We weren't allowed to come out of our rooms until my Mom and stepfather were up and had their coffee.  Then we were allowed in to the living room.  On Christmas eve we always had cookies and hot chocolate.  It was so exciting to wait for Santa.  I used to look out the window trying to see Rudolph's nose!
We had to be very careful unwrapping our gifts.  My Mom would save and reuse paper, so we were not allowed to tear into our gifts.  My stepfather didn't like us to show any sign of "greed".
We got gifts that would entertain us for a long time.  Games, crafts, sleds,etc..  My Mom would knit or crochet hats, mittens and scarfs.

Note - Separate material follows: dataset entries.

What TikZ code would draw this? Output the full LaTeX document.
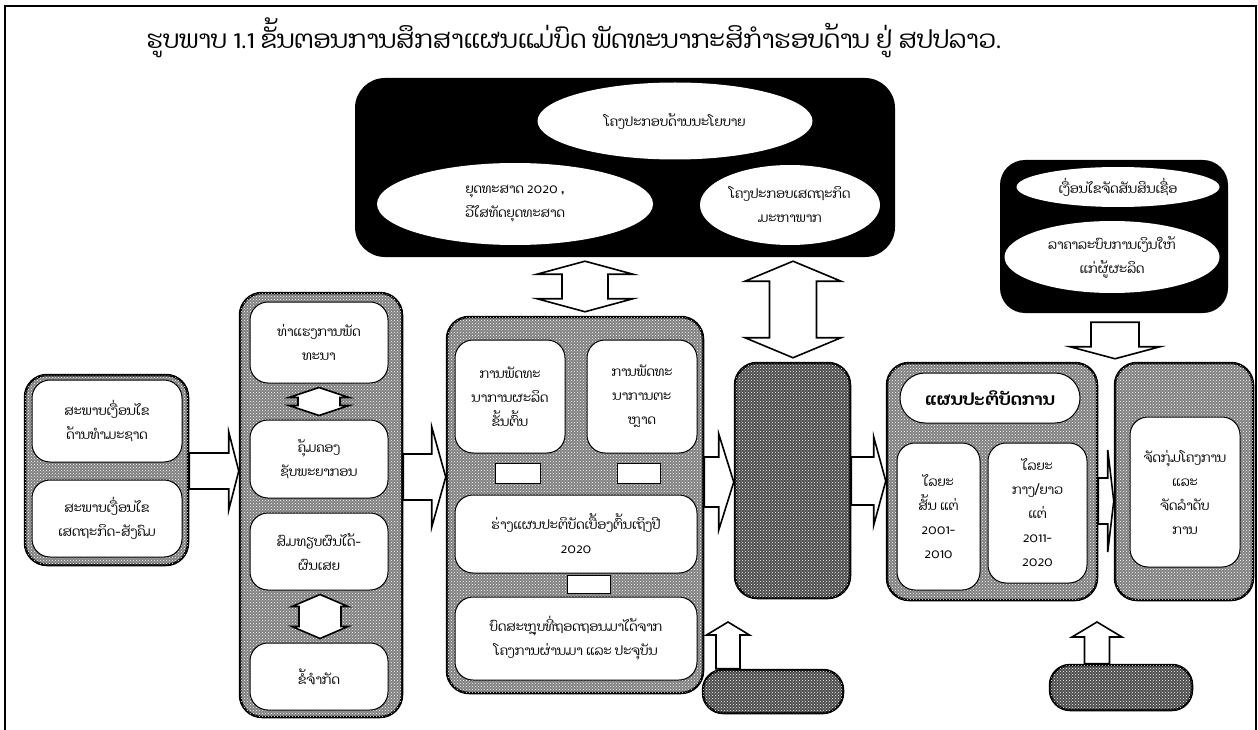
\documentclass[tikz,border=0pt]{standalone}
\usepackage{fontspec}
\setmainfont{Dhyana}[Script=Lao]
\usetikzlibrary{shapes.geometric,calc,patterns}

\newcommand\cardfont{\fontsize{13}{24}\selectfont}
\newcommand\titlefont{\fontsize{25}{28}\selectfont}

\tikzset{
  panel/.style={draw, line width=2.5pt, fill=black!50, rounded corners=22pt,
    postaction={pattern=crosshatch dots, pattern color=white}},
  darkpanel/.style={panel, fill=black!70},
  card/.style={draw, line width=1pt, fill=white, rounded corners=18pt, align=center, inner sep=0pt, font=\cardfont},
  oval/.style={ellipse, fill=white, align=center, inner sep=0pt, font=\cardfont},
  blackbox/.style={fill=black, rounded corners=30pt},
  blockarrow/.style={draw, line width=1.6pt, fill=white, line join=miter},
  whitebar/.style={draw, line width=1pt, fill=white}
}

% right block arrow: from, to, y, half shaft, half head, head length
\newcommand\rblock[6]{%
  \draw[blockarrow] let \p1=(#1.east), \p2=(#2.west), \p3=(0,#3) in
    (\x1,\y3+#4pt) -- (\x2-#6pt,\y3+#4pt) -- (\x2-#6pt,\y3+#5pt) -- (\x2,\y3)
    -- (\x2-#6pt,\y3-#5pt) -- (\x2-#6pt,\y3-#4pt) -- (\x1,\y3-#4pt) -- cycle;}
% double vertical block arrow: upper, lower, x, half shaft, half head, head length
\newcommand\dvblock[6]{%
  \draw[blockarrow] let \p1=(#1.south), \p2=(#2.north), \p3=(#3,0) in
    (\x3,\y1-4pt) -- (\x3+#5pt,\y1-4pt-#6pt) -- (\x3+#4pt,\y1-4pt-#6pt)
    -- (\x3+#4pt,\y2+4pt+#6pt) -- (\x3+#5pt,\y2+4pt+#6pt) -- (\x3,\y2+4pt)
    -- (\x3-#5pt,\y2+4pt+#6pt) -- (\x3-#4pt,\y2+4pt+#6pt)
    -- (\x3-#4pt,\y1-4pt-#6pt) -- (\x3-#5pt,\y1-4pt-#6pt) -- cycle;}
% down block arrow: upper, lower, x, half shaft, half head, head length
\newcommand\dblock[6]{%
  \draw[blockarrow] let \p1=(#1.south), \p2=(#2.north), \p3=(#3,0) in
    (\x3-#4pt,\y1-9pt) -- (\x3-#4pt,\y2+3pt+#6pt) -- (\x3-#5pt,\y2+3pt+#6pt) -- (\x3,\y2+3pt)
    -- (\x3+#5pt,\y2+3pt+#6pt) -- (\x3+#4pt,\y2+3pt+#6pt) -- (\x3+#4pt,\y1-9pt) -- cycle;}
% up block arrow: from node, tip coordinate, half shaft, half head, head length
\newcommand\ublock[5]{%
  \draw[blockarrow] let \p1=(#1.north), \p2=(#2) in
    (\x2-#3pt,\y1) -- (\x2-#3pt,\y2-#5pt) -- (\x2-#4pt,\y2-#5pt) -- (\x2,\y2)
    -- (\x2+#4pt,\y2-#5pt) -- (\x2+#3pt,\y2-#5pt) -- (\x2+#3pt,\y1) -- cycle;}

\begin{document}
\begin{tikzpicture}[x=1pt, y=-1pt]
\useasboundingbox (0,0) rectangle (1258,730);
\draw[line width=2pt] (5,730) -- (5,6) -- (1256,6) -- (1256,730);

\node[font=\titlefont] (title) at (574,38) {ຮູບພາບ 1.1 ຂັ້ນຕອນການສຶກສາແຜນແມ່ບົດ ພັດທະນາກະສິກຳຮອບດ້ານ ຢູ່ ສປປລາວ.};

% policy framework
\node[blackbox, minimum width=540, minimum height=179] (policy) at (625,167.5) {};
\node[oval, minimum width=275, minimum height=77] (polframe) at (675,121) {ໂຄງປະກອບດ້ານນະໂຍບາຍ};
\node[oval, minimum width=276, minimum height=82] (strategy) at (515,204) {ຍຸດທະສາດ 2020 ,\\ວິໄສທັດຍຸດທະສາດ};
\node[oval, minimum width=180, minimum height=80] (macro) at (790,205) {ໂຄງປະກອບເສດຖະກິດ\\ມະຫາພາກ};

% support conditions
\node[blackbox, rounded corners=25pt, minimum width=228, minimum height=153] (support) at (1114,236.5) {};
\node[oval, minimum width=203, minimum height=40] (credit) at (1118,187) {ເງື່ອນໄຂຈັດສັນສິນເຊື່ອ};
\node[oval, minimum width=215, minimum height=72] (price) at (1112,257) {ລາຄາລະບົບການເງິນໃຫ້\\ແກ່ຜູ້ຜະລິດ};

% column 0
\node[panel, minimum width=163, minimum height=190] (col0) at (106.5,470) {};
\node[card, minimum width=150, minimum height=82] (natural) at (107,421) {ສະພາບເງື່ອນໄຂ\\ດ້ານທຳມະຊາດ};
\node[card, minimum width=150, minimum height=77] (social) at (107,518.5) {ສະພາບເງື່ອນໄຂ\\ເສດຖະກິດ-ສັງຄົມ};

% column 1
\node[panel, minimum width=162, minimum height=424] (col1) at (321,505) {};
\node[card, minimum width=138, minimum height=81] (potential) at (319,342.5) {ທ່າແຮງການພັດ\\ທະນາ};
\node[card, minimum width=138, minimum height=78] (resource) at (319,459) {ຄຸ້ມຄອງ\\ຊັບພະຍາກອນ};
\node[card, minimum width=138, minimum height=77] (gainloss) at (319,551.5) {ສົມທຽບຜົນໄດ້-\\ຜົນເສຍ};
\node[card, minimum width=138, minimum height=67] (limits) at (319,676.5) {ຂໍ້ຈຳກັດ};
\dvblock{potential}{resource}{319}{21}{30}{10}
\dvblock{gainloss}{limits}{320}{21}{28}{12}

% column 2
\node[panel, minimum width=256, minimum height=376] (col2) at (575,505) {};
\node[card, minimum width=110, minimum height=113] (prod) at (510,396.5) {ການພັດທະ\\ນາການຜະລິດ\\ຂັ້ນຕົ້ນ};
\node[card, minimum width=110, minimum height=113] (market) at (642,396.5) {ການພັດທະ\\ນາການຕະ\\ຫຼາດ};
\node[card, minimum width=242, minimum height=78] (draft) at (576,534) {ຮ່າງແຜນປະຕິບັດເບື້ອງຕົ້ນເຖິງປີ\\2020};
\node[card, minimum width=242, minimum height=83] (lessons) at (576,638.5) {ບົດສະຫຼຸບທີ່ຖອດຖອນມາໄດ້ຈາກ\\ໂຄງການຜ່ານມາ ແລະ ປະຈຸບັນ};
\draw[whitebar] (495,463) rectangle (540,483);
\draw[whitebar] (617,463) rectangle (660,483);
\draw[whitebar] (567,575) rectangle (610,593);

% column 3
\node[darkpanel, minimum width=115, minimum height=235] (col3) at (792.5,480.5) {};
\node[darkpanel, rounded corners=20pt, minimum width=140, minimum height=43] (pillA) at (773,691.5) {};

% column 4
\node[panel, minimum width=210, minimum height=237] (col4) at (992,481.5) {};
\node[card, rounded corners=25pt, minimum width=180, minimum height=50, font=\fontsize{17}{20}\selectfont\bfseries] (plan) at (990,398) {ແຜນປະຕິບັດການ};
\node[card, minimum width=83, minimum height=147] (short) at (938.5,516.5) {ໄລຍະ\\ສັ້ນ ແຕ່\\2001-\\2010};
\node[card, minimum width=99, minimum height=140] (long) at (1037.5,513) {ໄລຍະ\\ກາງ/ຍາວ\\ແຕ່\\2011-\\2020};

% column 5
\node[panel, minimum width=138, minimum height=237] (col5) at (1184,481.5) {};
\node[card, minimum width=110, minimum height=150] (group) at (1185,492) {ຈັດກຸ່ມໂຄງການ\\ແລະ\\ຈັດລຳດັບ\\ການ};
\node[darkpanel, rounded corners=20pt, minimum width=142, minimum height=45] (pillB) at (1121,687.5) {};

% flow arrows
\rblock{col0}{col1}{471}{18}{39}{10}
\rblock{col1}{col2}{477}{23}{50}{14}
\rblock{col2}{col3}{482}{25}{48}{15}
\rblock{col3}{col4}{481}{24}{44}{12}
\rblock{col4}{col5}{501}{23}{51}{6}
\dvblock{policy}{col2}{585}{23}{48}{13}
\dvblock{policy}{col3}{793}{23.5}{48}{20}
\dblock{support}{col5}{1115}{24}{45}{12}
\coordinate (tipA) at (728,622);
\coordinate (tipB) at (1097,622);
\ublock{pillA}{tipA}{12}{21.5}{13}
\ublock{pillB}{tipB}{12.5}{25}{15}
\end{tikzpicture}
\end{document}
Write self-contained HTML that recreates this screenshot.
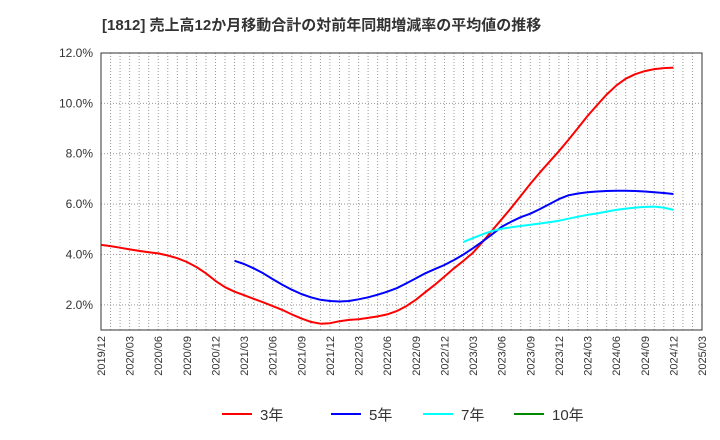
<!DOCTYPE html>
<html><head><meta charset="utf-8"><style>
body{margin:0;background:#fff;}
svg{display:block;font-family:"Liberation Sans","Noto Sans CJK JP",sans-serif;}
</style></head><body>
<svg id="c" width="720" height="440">
<text x="102" y="30" font-size="15" font-weight="bold" fill="#333">[1812]  売上高12か月移動合計の対前年同期増減率の平均値の推移</text>
<g id="grid"></g><g id="axes"></g><g id="series"></g>
<g>
<line x1="222" y1="414" x2="252" y2="414" stroke="#f00" stroke-width="2"/><text x="260" y="420" font-size="15" fill="#333">3年</text>
<line x1="331" y1="414" x2="361" y2="414" stroke="#00f" stroke-width="2"/><text x="369" y="420" font-size="15" fill="#333">5年</text>
<line x1="423" y1="414" x2="453" y2="414" stroke="#0ff" stroke-width="2"/><text x="461" y="420" font-size="15" fill="#333">7年</text>
<line x1="514" y1="414" x2="544" y2="414" stroke="#080" stroke-width="2"/><text x="552" y="420" font-size="15" fill="#333">10年</text>
</g>
</svg>
<script>
const xTicks=["2019/12","2020/03","2020/06","2020/09","2020/12","2021/03","2021/06","2021/09","2021/12","2022/03","2022/06","2022/09","2022/12","2023/03","2023/06","2023/09","2023/12","2024/03","2024/06","2024/09","2024/12","2025/03"];
const yTicks=[2,4,6,8,10,12];
const red=[4.38,4.33,4.27,4.20,4.14,4.09,4.04,3.96,3.85,3.70,3.50,3.25,2.95,2.70,2.52,2.38,2.24,2.10,1.95,1.80,1.62,1.46,1.32,1.25,1.27,1.35,1.40,1.43,1.48,1.54,1.62,1.75,1.95,2.20,2.50,2.80,3.12,3.45,3.75,4.07,4.50,4.95,5.40,5.85,6.32,6.80,7.25,7.68,8.10,8.55,9.02,9.50,9.93,10.35,10.70,10.98,11.16,11.28,11.36,11.40,11.42];
const redStart=0;
const blue=[3.75,3.62,3.45,3.25,3.02,2.8,2.6,2.43,2.3,2.2,2.15,2.13,2.15,2.22,2.3,2.4,2.52,2.66,2.85,3.05,3.25,3.42,3.58,3.78,4.0,4.25,4.52,4.8,5.1,5.3,5.48,5.62,5.8,6.0,6.2,6.35,6.42,6.47,6.5,6.52,6.53,6.53,6.52,6.5,6.47,6.44,6.4];
const blueStart=14;
const cyan=[4.5,4.65,4.8,4.93,5.02,5.08,5.13,5.18,5.23,5.28,5.34,5.42,5.5,5.57,5.63,5.7,5.77,5.82,5.86,5.89,5.9,5.86,5.77];
const cyanStart=38;
const L=101,R=702,T=53,B=330,yMin=1,yMax=12,nMonths=63;
const X=m=>L+(R-L)*m/nMonths;
const Y=v=>B-(B-T)*(v-yMin)/(yMax-yMin);
const NS="http://www.w3.org/2000/svg";
function mk(p,t,a){const e=document.createElementNS(NS,t);for(const k in a)e.setAttribute(k,a[k]);p.appendChild(e);return e;}
const g=document.getElementById('grid'),ax=document.getElementById('axes'),s=document.getElementById('series');
mk(g,'rect',{x:L,y:T,width:R-L,height:B-T,fill:'#fff'});
for(let m=1;m<nMonths;m++){const l=mk(g,'line',{x1:X(m),x2:X(m),y1:T,y2:B,stroke:'#999','stroke-dasharray':'1,2','stroke-width':1});

}
yTicks.forEach(v=>{const l=mk(g,'line',{x1:L,x2:R,y1:Y(v),y2:Y(v),stroke:'#999','stroke-dasharray':'1,2'});


const t=mk(ax,'text',{x:L-8,y:Y(v)+4,'text-anchor':'end','font-size':12,fill:'#333'});t.textContent=v.toFixed(1)+'%';

});
const fr=mk(ax,'rect',{x:L,y:T,width:R-L,height:B-T,fill:'none',stroke:'#333'});


xTicks.forEach((lab,i)=>{const x=X(i*3);const t=mk(ax,'text',{x:x+4,y:B+6,'text-anchor':'end','font-size':11,fill:'#333',transform:`rotate(-90 ${x+4} ${B+6})`});t.textContent=lab;

});
function line(arr,start,col,name){const p=arr.map((v,i)=>X(start+i).toFixed(1)+','+Y(v).toFixed(1)).join(' ');
const e=mk(s,'polyline',{points:p,fill:'none',stroke:col,'stroke-width':2,'stroke-linejoin':'round'});

}
line(red,redStart,'#f00','series-3y');
line(blue,blueStart,'#00f','series-5y');
line(cyan,cyanStart,'#0ff','series-7y');
</script>
</body></html>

She always made a delicious dinner.  
As an adult, I spent a lot of money on my kids for Christmas.  I always tried to make it special for them.  After I had my daughter, her paternal Grandmother went crazy with gifts.  She would spend so much money, especially for Sarah.  I remember her first or second birthday, there were so many gifts, the tree was half covered!  
As I got older and my kids aren't little anymore, Christmas became more and more stressful for me.  I felt I had to buy gifts for everyone in my family.  I always felt as if it was never good enough.  I haven't put a tree up in about 3 years.  I was always afraid of the cats breaking my ornaments and Sarah was living at her Grandmother's house.  
Maybe someday I will find Christmas joy again.  This year, I am just watching from the sidelines and being grateful for what I already have.

Wednesday, December 13, 2017

December

I am cold, freezing my ass off.  I hate winter and it isn't even winter yet!  I think I need a different space heater in my bedroom.  The one I have claims it is 73F in here but I'm sure it isn't!  I'll have to find a thermometer to check.  I've been using the wood stove occasionally but I won't have enough wood to last the winter if I use it every day.  The water heater has been replaced, finally!  The repairman was going to submit an estimate to do the ceiling.  I don't think the grant from the VA will cover it however.  I paid $450 toward the hot water heater and the grant was for $750.  After the rest of the heater is paid, there won't be much left over.  I guess I'll have to do it myself.  I bought a dehumidifier for the living room, so I'm hoping that will help with the condensation leaks.  I'm loosing a lot of heat however.  I keep the thermostat turned way down.  It is set around 55F.  

Friday, November 24, 2017

Thanksgiving

I had a very bad day yesterday.  All week in fact.  My water heater is dead and I have no water, waiting to get enough money to get the damn thing replaced.  I have been in contact with the county veteran agency for help and I can also contact social services for emergency cash.  I've been getting by, but so far the park manager has still not come down to shut the main off.  I'm going to leave him a letter in an envelope this time!
I was very depressed on Thanksgiving.  I had been planning on going to Lindsay's again, but between the festivities of the Macy's Thanksgiving day parade and the constant barrage of well wishes and people having fun on FB, I fell into a very depressed mood.  I was contemplating killing myself and wrote a couple pages of instructions and notes to my loved ones.  I poured out all my zanax to see if I would have enough.  I was planning on taking all those, plus all my blood pressure meds and trazadone.  I'm pretty sure that would have done the job.  Fall asleep and my blood pressure would bottom out.  
I am truly just sick of my life.  I get no joy and pleasure from it any more.  I become more and more isolated.  I am tired.  Tired of the monotony and not being able to keep myself in a decent home.  Not having enough money to get by.  Having to pinch pennies.  I can't even take a drive in my car because I don't want to waste gas.  
I'm just tired of it all.  
No one needs to call anyone to "help" me.  I am not going to do it.  I'm going to see if there are any social service agencies in the county that can help me.  Being disabled, I may qualify for some home help.